We would like to acknowledge the prior works from Ke Liu and Glaucio H. Paulino for non-rigid origami simulators. Their works pave the ground for the development of this package.

1. Y. Zhu, E. T. Filipov (2021) Sequentially Working Origami Multi-Physics Simulator (SWOMPS): A Versatile Implementation, IDETC-CIE 2021, DETC2021-68042.

2. Y. Zhu, E. T. Filipov (2021) Rapid Multi-Physics Simulation for Electro-Thermal Origami Systems. International Journal of Mechanical Sciences, 202-203, 106537.

3. Y. Zhu, E. T. Filipov (2020). A Bar and Hinge Model for Simulating Bistability in Origami Structures With Compliant Creases, Journal of Mechanisms and Robotics, 12, 021110-1.

4. Y. Zhu, E. T. Filipov (2019). An Efficient Numerical Approach for Simulating Contact in Origami Assemblage, Proceedings of the Royal Society A, 475, 20190366.

5. Y. Zhu, E. T. Filipov (2019). Simulating compliant crease origami with a bar and hinge model. IDETC/CIE 2019, 97119.

6. K. Liu, G. H. Paulino (2018).

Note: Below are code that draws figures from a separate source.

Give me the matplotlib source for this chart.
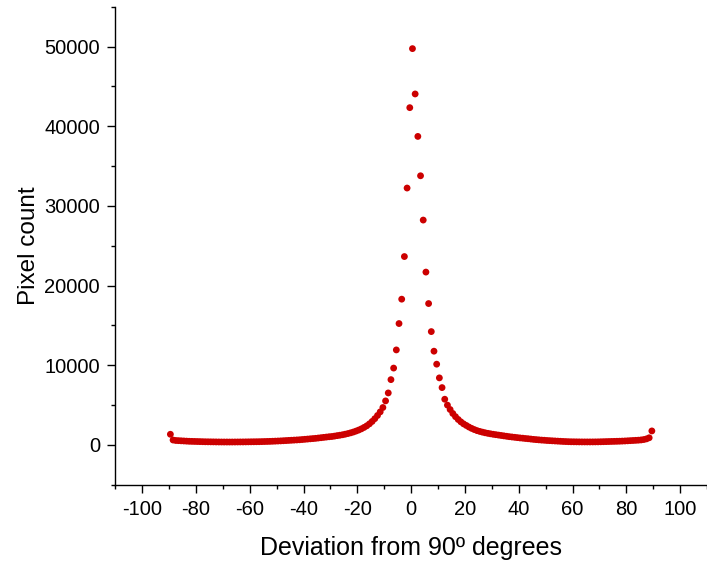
import numpy as np
import matplotlib.pyplot as plt
from matplotlib.ticker import MultipleLocator

plt.rcParams['font.family'] = ['Liberation Sans', 'DejaVu Sans']
plt.rcParams['axes.unicode_minus'] = False  # plain hyphen for negative ticks

# bin centres, degrees
deviation = np.arange(-89.5, 90.0, 1.0)

# pixel counts, left half (-89.5 .. -0.5)
counts_left = [
    1340, 620, 560, 540, 520, 500, 480, 460, 450, 440,
    430, 420, 410, 400, 395, 390, 385, 380, 375, 372,
    370, 370, 368, 370, 372, 375, 378, 380, 385, 390,
    395, 400, 405, 410, 420, 430, 440, 450, 465, 480,
    495, 510, 530, 550, 570, 590, 610, 630, 650, 680,
    710, 740, 770, 800, 830, 870, 910, 950, 990, 1030,
    1060, 1110, 1170, 1220, 1280, 1350, 1430, 1520, 1620, 1740,
    1870, 2020, 2200, 2400, 2650, 2950, 3300, 3700, 4150, 4700,
    5530, 6530, 8200, 9650, 11930, 15240, 18300, 23650, 32250, 42340,
]
# pixel counts, right half (0.5 .. 89.5)
counts_right = [
    49750, 44060, 38730, 33790, 28230, 21700, 17750, 14230, 11770, 10140,
    8420, 7200, 5740, 5000, 4450, 3950, 3550, 3200, 2900, 2650,
    2450, 2250, 2080, 1930, 1800, 1700, 1610, 1530, 1460, 1400,
    1340, 1290, 1240, 1190, 1140, 1090, 1040, 1000, 960, 920,
    880, 850, 810, 780, 740, 700, 670, 640, 610, 590,
    560, 540, 520, 500, 480, 460, 440, 425, 410, 400,
    395, 390, 385, 382, 380, 380, 380, 382, 385, 390,
    400, 410, 420, 430, 440, 450, 460, 470, 485, 500,
    520, 540, 560, 580, 600, 630, 680, 760, 900, 1760,
]
counts = np.array(counts_left + counts_right)

fig = plt.figure(figsize=(7.07, 5.67), dpi=100)
ax = fig.add_axes([0.163, 0.145, 0.837, 0.843])

ax.scatter(deviation, counts, s=24, color='#CC0000', edgecolors='none', zorder=3)

ax.set_xlim(-110, 110)
ax.set_ylim(-5000, 55000)
ax.set_xticks(range(-100, 101, 20))
ax.set_yticks(range(0, 50001, 10000))
ax.xaxis.set_minor_locator(MultipleLocator(10))
ax.yaxis.set_minor_locator(MultipleLocator(5000))

for s in ['top', 'right']:
    ax.spines[s].set_visible(False)
for s in ['left', 'bottom']:
    ax.spines[s].set_linewidth(1.0)

ax.tick_params(which='major', direction='out', length=6, width=1.0, labelsize=14.5, pad=5)
ax.tick_params(which='minor', direction='out', length=3, width=1.0)

ax.set_xlabel('Deviation from 90º degrees', fontsize=18)
ax.set_ylabel('Pixel count', fontsize=17.5)
ax.xaxis.set_label_coords(0.5, -0.108)
ax.yaxis.set_label_coords(-0.127, 0.5)

fig.savefig('out.png', dpi=100)
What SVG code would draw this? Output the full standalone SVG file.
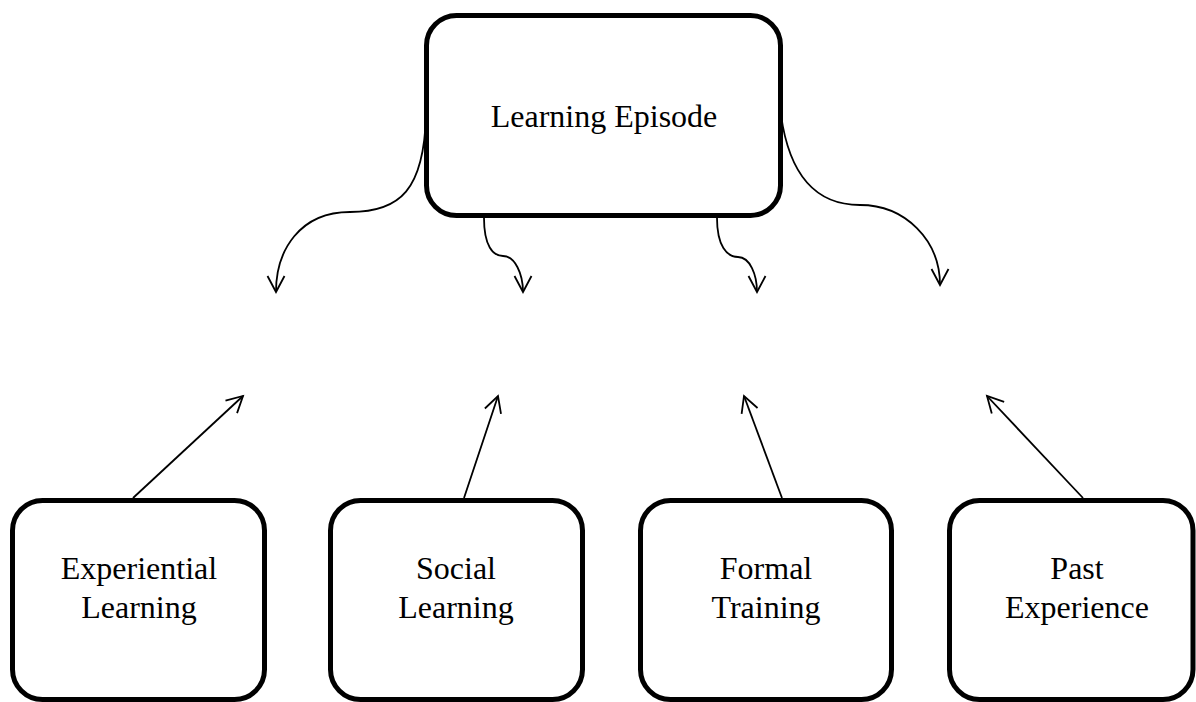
<svg xmlns="http://www.w3.org/2000/svg" width="1196" height="702" viewBox="0 0 1196 702">
  <style>
    .box { fill: #ffffff; stroke: #000000; stroke-width: 5; }
    .lbl { font-family: "Liberation Serif", "Times New Roman", serif; font-size: 32px; fill: #000000; text-anchor: middle; }
    .conn { fill: none; stroke: #000000; stroke-width: 1.8; marker-end: url(#arrow); }
  </style>
  <defs>
    <marker id="arrow" markerUnits="userSpaceOnUse" markerWidth="40" markerHeight="40" viewBox="-20 -20 40 40" refX="0" refY="0" orient="auto">
      <path d="M -16 -8.5 L 0 0 L -16 8.5" fill="none" stroke="#000000" stroke-width="1.8" stroke-linejoin="miter"/>
    </marker>
  </defs>
  <rect width="1196" height="702" fill="#ffffff"/>

  <g id="connectors">
    <path class="conn" d="M 426 115 C 424 190, 400 212, 350 212 C 300 212, 276 250, 276 292"/>
    <path class="conn" d="M 484 218 C 484 246, 493 256, 503 256 C 515 256, 523 274, 523 292"/>
    <path class="conn" d="M 717 218 C 717 246, 727 257, 738 257 C 750 257, 757 275, 757 292"/>
    <path class="conn" d="M 781 115 C 790 180, 820 205, 860 205 C 905 205, 940 240, 940 285"/>
    <path class="conn" d="M 133 498 L 243 396"/>
    <path class="conn" d="M 464 498 L 498 396"/>
    <path class="conn" d="M 782 498 L 744 396"/>
    <path class="conn" d="M 1083 498 L 987 396"/>
  </g>

  <g id="learning-episode">
    <rect class="box" x="426.5" y="15.5" width="354" height="200" rx="30" ry="30"/>
    <text class="lbl" x="604" y="127">Learning Episode</text>
  </g>

  <g id="experiential-learning">
    <rect class="box" x="12.5" y="500.5" width="252" height="199" rx="30" ry="30"/>
    <text class="lbl" x="139" y="579">Experiential</text>
    <text class="lbl" x="139" y="618">Learning</text>
  </g>

  <g id="social-learning">
    <rect class="box" x="330.5" y="500.5" width="252" height="199" rx="30" ry="30"/>
    <text class="lbl" x="456" y="579">Social</text>
    <text class="lbl" x="456" y="618">Learning</text>
  </g>

  <g id="formal-training">
    <rect class="box" x="640.5" y="500.5" width="251" height="199" rx="30" ry="30"/>
    <text class="lbl" x="766" y="579">Formal</text>
    <text class="lbl" x="766" y="618">Training</text>
  </g>

  <g id="past-experience">
    <rect class="box" x="949.5" y="500.5" width="243.5" height="199" rx="30" ry="30"/>
    <text class="lbl" x="1077" y="579">Past</text>
    <text class="lbl" x="1077" y="618">Experience</text>
  </g>
</svg>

Highly efficient nonlinear structural analysis of origami assemblages using the MERLIN2 software, Origami^7.

7. K. Liu, G. H. Paulino (2017). Nonlinear mechanics of non-rigid origami – An efficient computational approach, Proceedings of the Royal Society A, 473, 20170348.

8. K. Liu, G. H. Paulino (2016). MERLIN: A MATLAB implementation to capture highly nonlinear behavior of non-rigid origami, Proceedings of IASS Annual Symposium 2016.